Discussion in 'Professional Trading' started by lasner, Sep 26, 2010.

  1. lasner

    lasner

    Cool...Thanks for the advice I appreciate it. Mainly my question was the formation of the fund. That's the last thing I need is to actually form it. I have a track record and some high net worth individuals I think I can sell it to. I also have good selling agents. Do you have any advice on getting the fund (I think I'll be a CTA) formed.
     
    #11     Sep 26, 2010
  2. lasner

    lasner

    Heech...That would be awesome if I could get a CTA formed for $2-5K.

    I'll send you a PM...If you could point me in the right direction I'd really appreciate it.
     
    #12     Sep 26, 2010
  3. heech

    heech

    A CTA is not a "fund". You would be trading managed accounts.

    Note that anyone involved in soliciting for a commodities program must have taken their series 3 and be NFA registered (as an associated person).

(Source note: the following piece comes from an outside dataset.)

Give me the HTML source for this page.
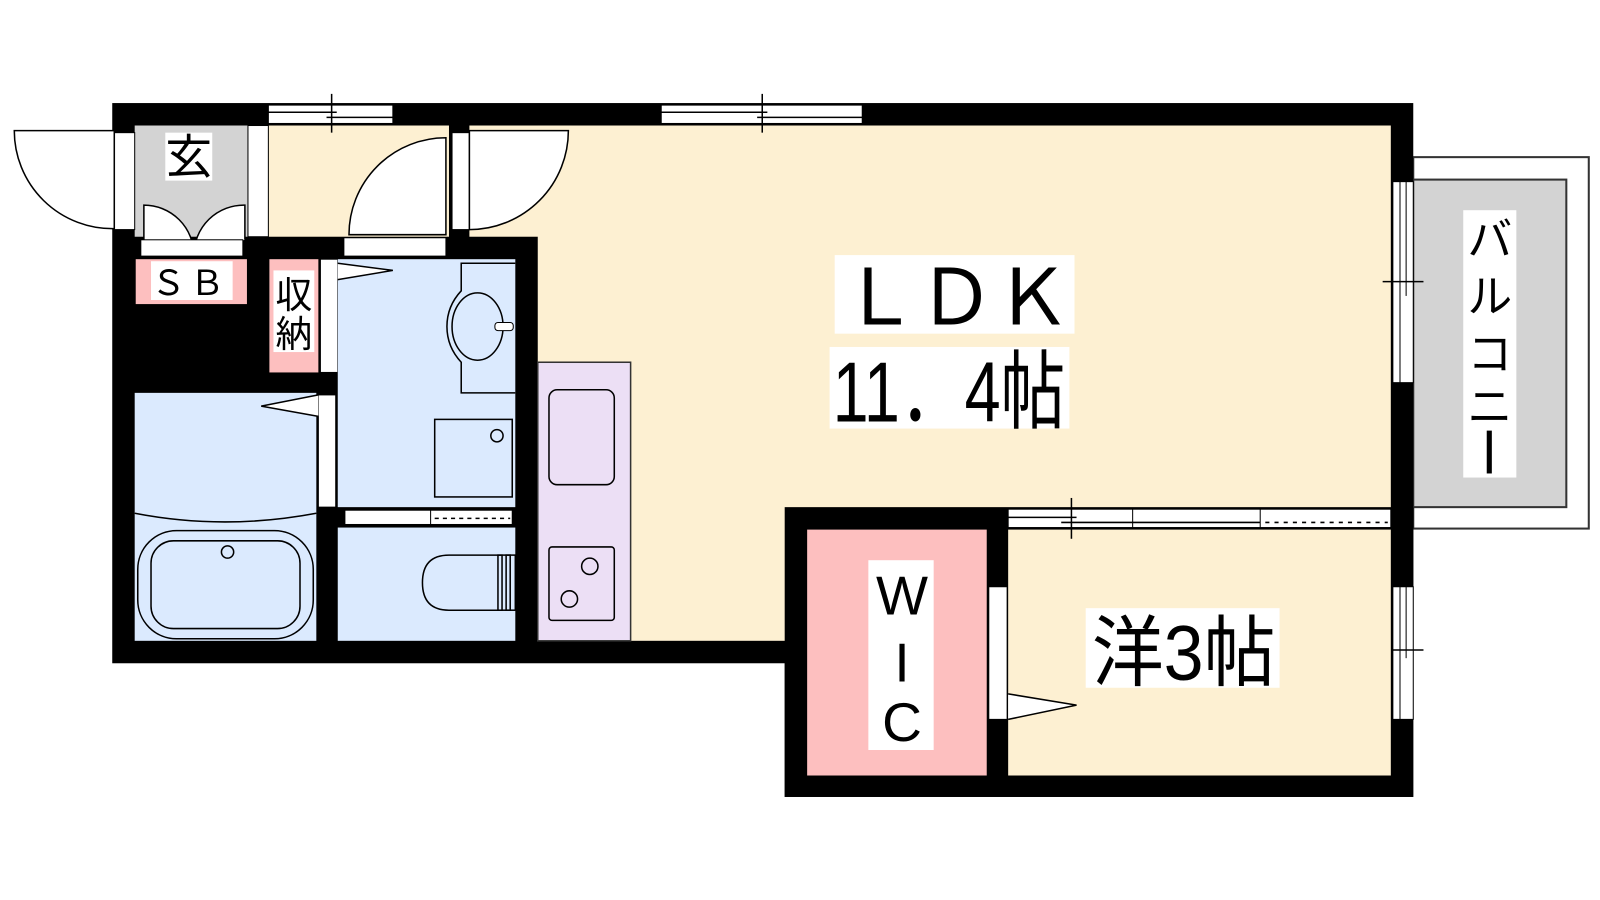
<!DOCTYPE html>
<html><head><meta charset="utf-8"><style>
html,body{margin:0;padding:0;background:#fff;width:1600px;height:900px;overflow:hidden}
svg{display:block}
text{font-family:"Liberation Sans","Noto Sans CJK JP",sans-serif;fill:#000}
</style></head><body>
<svg width="1600" height="900" viewBox="0 0 1568 882" xmlns="http://www.w3.org/2000/svg">
<!-- balcony -->
<rect x="1385" y="154" width="172" height="364" fill="#fff" stroke="#333" stroke-width="2"/>
<rect x="1385" y="176" width="150" height="321" fill="#d3d3d3" stroke="#333" stroke-width="2"/>
<rect x="1434" y="206" width="52" height="262" fill="#fff"/>
<text x="1460" y="250" font-size="44" text-anchor="middle">バ</text>
<text x="1460" y="306" font-size="44" text-anchor="middle">ル</text>
<text x="1460" y="362" font-size="44" text-anchor="middle">コ</text>
<text x="1460" y="414" font-size="44" text-anchor="middle">ニ</text>
<rect x="1457" y="422" width="5" height="42" fill="#000"/>

<!-- main black shell -->
<rect x="110" y="101" width="1275" height="549" fill="#000"/>
<rect x="769" y="497" width="616" height="284" fill="#000"/>

<!-- LDK beige -->
<rect x="527" y="123" width="836" height="505" fill="#fdf0d2"/>
<rect x="263" y="123" width="177" height="109" fill="#fdf0d2"/>
<rect x="460" y="123" width="100" height="109" fill="#fdf0d2"/>
<rect x="769" y="497" width="616" height="284" fill="#000"/>
<!-- kitchen -->
<rect x="527" y="355" width="91" height="273" fill="#ecdff5" stroke="#333" stroke-width="1.5"/>
<rect x="538" y="382" width="64" height="93" rx="8" fill="#ecdff5" stroke="#000" stroke-width="1.5"/>
<rect x="538" y="536" width="64" height="72" rx="3" fill="#ecdff5" stroke="#000" stroke-width="1.5"/>
<circle cx="578" cy="555" r="8" fill="none" stroke="#000" stroke-width="1.5"/>
<circle cx="558" cy="587" r="8" fill="none" stroke="#000" stroke-width="1.5"/>

<!-- entrance -->
<rect x="132" y="123" width="111" height="109" fill="#d3d3d3"/>
<rect x="162" y="130" width="46" height="47" fill="#fff"/>
<text x="185" y="170" font-size="46" text-anchor="middle">玄</text>
<path d="M141 235 L141 201 A49 49 0 0 1 190 250" fill="#fff" stroke="#000" stroke-width="1.5"/>
<path d="M240 235 L240 201 A49 49 0 0 0 190 250" fill="#fff" stroke="#000" stroke-width="1.5"/>
<rect x="138" y="235" width="100" height="16" fill="#fff" stroke="#000" stroke-width="1"/>
<rect x="243" y="123" width="20" height="109" fill="#fff" stroke="#000" stroke-width="1"/>
<!-- left door -->
<rect x="112" y="130" width="20" height="95" fill="#fff" stroke="#000" stroke-width="1"/>
<path d="M14 128 L112 128 L112 224 A96 96 0 0 1 14 128 Z" fill="#fff" stroke="#000" stroke-width="1.5"/>
<!-- right top door -->
<rect x="443" y="130" width="17" height="95" fill="#fff" stroke="#000" stroke-width="1"/>
<path d="M460 128 L557 128 A97 97 0 0 1 460 225 Z" fill="#fff" stroke="#000" stroke-width="1.5"/>
<!-- hall inner door -->
<rect x="337" y="233" width="100" height="18" fill="#fff" stroke="#000" stroke-width="1"/>
<path d="M437 230 L437 135 A95 95 0 0 0 342 230 Z" fill="#fff" stroke="#000" stroke-width="1.5"/>

<!-- SB -->
<rect x="133" y="254" width="109" height="44" fill="#fdbfbf"/>
<rect x="148" y="256" width="80" height="38" fill="#fff"/>
<text x="148" y="289" font-size="34" textLength="72" lengthAdjust="spacing">ＳＢ</text>
<!-- 収納 -->
<rect x="264" y="254" width="48" height="111" fill="#fdbfbf"/>
<rect x="268" y="265" width="40" height="80" fill="#fff"/>
<text x="288" y="302" font-size="36" text-anchor="middle">収</text>
<text x="288" y="340" font-size="36" text-anchor="middle">納</text>
<rect x="314" y="254" width="17" height="111" fill="#fff" stroke="#000" stroke-width="1"/>

<!-- washroom -->
<rect x="331" y="254" width="174" height="243" fill="#dbeafe"/>
<path d="M331 258 L385 265 L331 274" fill="#fff" stroke="#000" stroke-width="1.5"/>
<path d="M505 258 L452 258 L452 285 Q438 300 438 320 Q438 340 452 355 L452 385 L505 385" fill="none" stroke="#000" stroke-width="1.5"/>
<ellipse cx="468" cy="320" rx="25" ry="33" fill="none" stroke="#000" stroke-width="1.5"/>
<rect x="485" y="316" width="18" height="8" rx="3" fill="#fff" stroke="#000" stroke-width="1"/>
<rect x="426" y="411" width="76" height="76" fill="none" stroke="#000" stroke-width="1.5"/>
<circle cx="487" cy="427" r="6" fill="none" stroke="#000" stroke-width="1.5"/>
<!-- bath -->
<rect x="132" y="385" width="178" height="243" fill="#dbeafe"/>
<rect x="312" y="387" width="17" height="110" fill="#fff" stroke="#000" stroke-width="1"/>
<path d="M312 387 L256 398 L312 408" fill="#fff" stroke="#000" stroke-width="1.5"/>
<path d="M132 503 Q220 520 310 503" fill="none" stroke="#000" stroke-width="1.5"/>
<rect x="135" y="520" width="172" height="106" rx="38" fill="none" stroke="#000" stroke-width="1.5"/>
<rect x="148" y="530" width="146" height="86" rx="22" fill="none" stroke="#000" stroke-width="1.5"/>
<circle cx="223" cy="541" r="6" fill="none" stroke="#000" stroke-width="1.5"/>
<!-- toilet -->
<rect x="331" y="517" width="174" height="111" fill="#dbeafe"/>
<rect x="338" y="500" width="164" height="14" fill="#fff" stroke="#000" stroke-width="1"/>
<line x1="422" y1="500" x2="422" y2="514" stroke="#000"/>
<line x1="426" y1="508" x2="500" y2="508" stroke="#000" stroke-width="1.5" stroke-dasharray="4 4"/>
<path d="M492 544 L440 544 Q414 544 414 571 Q414 598 440 598 L492 598 Z" fill="none" stroke="#000" stroke-width="1.5"/>
<rect x="488" y="544" width="12" height="54" fill="none" stroke="#000" stroke-width="1.5"/>
<rect x="496" y="544" width="9" height="54" fill="none" stroke="#000" stroke-width="1.5"/>

<!-- top windows -->
<rect x="263" y="103" width="122" height="18" fill="#fff" stroke="#000" stroke-width="1"/>
<line x1="263" y1="110" x2="330" y2="110" stroke="#000" stroke-width="1.5"/>
<line x1="320" y1="115" x2="385" y2="115" stroke="#000" stroke-width="1.5"/>
<line x1="325" y1="92" x2="325" y2="130" stroke="#000" stroke-width="1.5"/>
<rect x="648" y="103" width="197" height="18" fill="#fff" stroke="#000" stroke-width="1"/>
<line x1="648" y1="110" x2="752" y2="110" stroke="#000" stroke-width="1.5"/>
<line x1="742" y1="115" x2="845" y2="115" stroke="#000" stroke-width="1.5"/>
<line x1="747" y1="92" x2="747" y2="130" stroke="#000" stroke-width="1.5"/>
<!-- right wall windows -->
<rect x="1365" y="178" width="20" height="197" fill="#fff" stroke="#000" stroke-width="1"/>
<line x1="1372" y1="178" x2="1372" y2="375" stroke="#000"/>
<line x1="1378" y1="178" x2="1378" y2="290" stroke="#000"/>
<line x1="1355" y1="276" x2="1395" y2="276" stroke="#000" stroke-width="1.5"/>
<rect x="1365" y="575" width="20" height="130" fill="#fff" stroke="#000" stroke-width="1"/>
<line x1="1372" y1="575" x2="1372" y2="705" stroke="#000"/>
<line x1="1378" y1="575" x2="1378" y2="645" stroke="#000"/>
<line x1="1355" y1="637" x2="1395" y2="637" stroke="#000" stroke-width="1.5"/>

<!-- WIC / 洋 -->
<rect x="791" y="519" width="176" height="241" fill="#fdbfbf"/>
<rect x="851" y="549" width="64" height="186" fill="#fff"/>
<text x="884" y="602" font-size="54" text-anchor="middle">W</text>
<text x="884" y="668" font-size="54" text-anchor="middle">I</text>
<text x="884" y="726" font-size="54" text-anchor="middle">C</text>
<rect x="988" y="519" width="375" height="241" fill="#fdf0d2"/>
<rect x="969" y="575" width="18" height="130" fill="#fff" stroke="#000" stroke-width="1"/>
<path d="M988 680 L1055 691 L988 705" fill="#fff" stroke="#000" stroke-width="1.5"/>
<rect x="988" y="499" width="375" height="18" fill="#fff" stroke="#000" stroke-width="1"/>
<line x1="988" y1="507" x2="1055" y2="507" stroke="#000" stroke-width="1.5"/>
<line x1="1040" y1="512" x2="1235" y2="512" stroke="#000" stroke-width="1.5"/>
<line x1="1110" y1="499" x2="1110" y2="517" stroke="#000"/>
<line x1="1235" y1="499" x2="1235" y2="517" stroke="#000"/>
<line x1="1240" y1="512" x2="1360" y2="512" stroke="#000" stroke-width="1.5" stroke-dasharray="4 5"/>
<line x1="1050" y1="488" x2="1050" y2="528" stroke="#000" stroke-width="1.5"/>
<rect x="1064" y="596" width="190" height="78" fill="#fff"/>
<text x="1070" y="666" font-size="76" textLength="180" lengthAdjust="spacingAndGlyphs">洋3帖</text>

<!-- LDK labels -->
<rect x="818" y="250" width="235" height="77" fill="#fff"/>
<text x="824" y="318" font-size="76" textLength="226" lengthAdjust="spacing">ＬＤＫ</text>
<rect x="813" y="340" width="235" height="80" fill="#fff"/>
<text x="816" y="413" font-size="84" textLength="228" lengthAdjust="spacingAndGlyphs">11．4帖</text>
</svg>
</body></html>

    The NFA website is very informative, and their staff is willing to help. If you are looking to do it on the cheap, start here:

    http://www.nfa.futures.org/nfa-registration/cta/index.HTML

    Find a CTA program that approximately looks like what you're doing... copy their disclosure, and start editing it. There's a ton of legal pitfalls here, so always be ready to consult a lawyer.
     
    #13     Sep 26, 2010
  4. lasner

    lasner

    I guess I could get started as a CTA now without registering and once I hit 15 clients register. I'll probably pick up the series 3 now to get started. Hey thanks for the advice...It helped
     
    #14     Sep 26, 2010
  5. lasner

    lasner

    Heech,

    Just to get your opinion. Do you think a 50% selling agreement is too much? So on a fund if I was to charge a 2% and 20% fee and offered 1% and 10% to the selling agent for the capital they raise...you think that's too much?
     
    #15     Sep 26, 2010
  6. heech

    heech

    Way, way, way, way too much. You should just offer them an arm and a leg instead.
     
    #16     Sep 26, 2010
  7. lasner

    lasner

    What do you typically give selling agents?
     
    #17     Sep 26, 2010
  8. Arjun1

    Arjun1

    #18     Sep 26, 2010
  9. Agree that Family and Friends advisor account with IB is best, at least to start.

    From a client perspective its also very secure. Each client is given sole access to their own sub-account with a unique username and password.l The advisor cannot wire money in or out of the client accounts or have any access to it apart from trading. The advisor cannot even deduct fees. IB can do this automatically but only if each client agrees to by signature.

    Makes it quite hard to "take the money and run".
     
    #19     Sep 26, 2010
  10. "Guarantee" actually means capital-protected. Do you mean you will return what's left or you'll return their total investment?

    It doesn't matter if you don't guarantee their investment, not many funds do this. Just don't get yourself into legal trouble by offering these sorts of promises. If your returns are as good as you say they are, you wouldn't need to anyway.

    From a statistical point of view, the risk of having 13 consecutive losing trades could be anywhere from extremely unlikely (if you had, say 70%+ winners) to quite likely (<50% winners), depending on your trade sample and win percentage.

    What was your win percentage for your 70% year?
    And what was your maxDD during that year?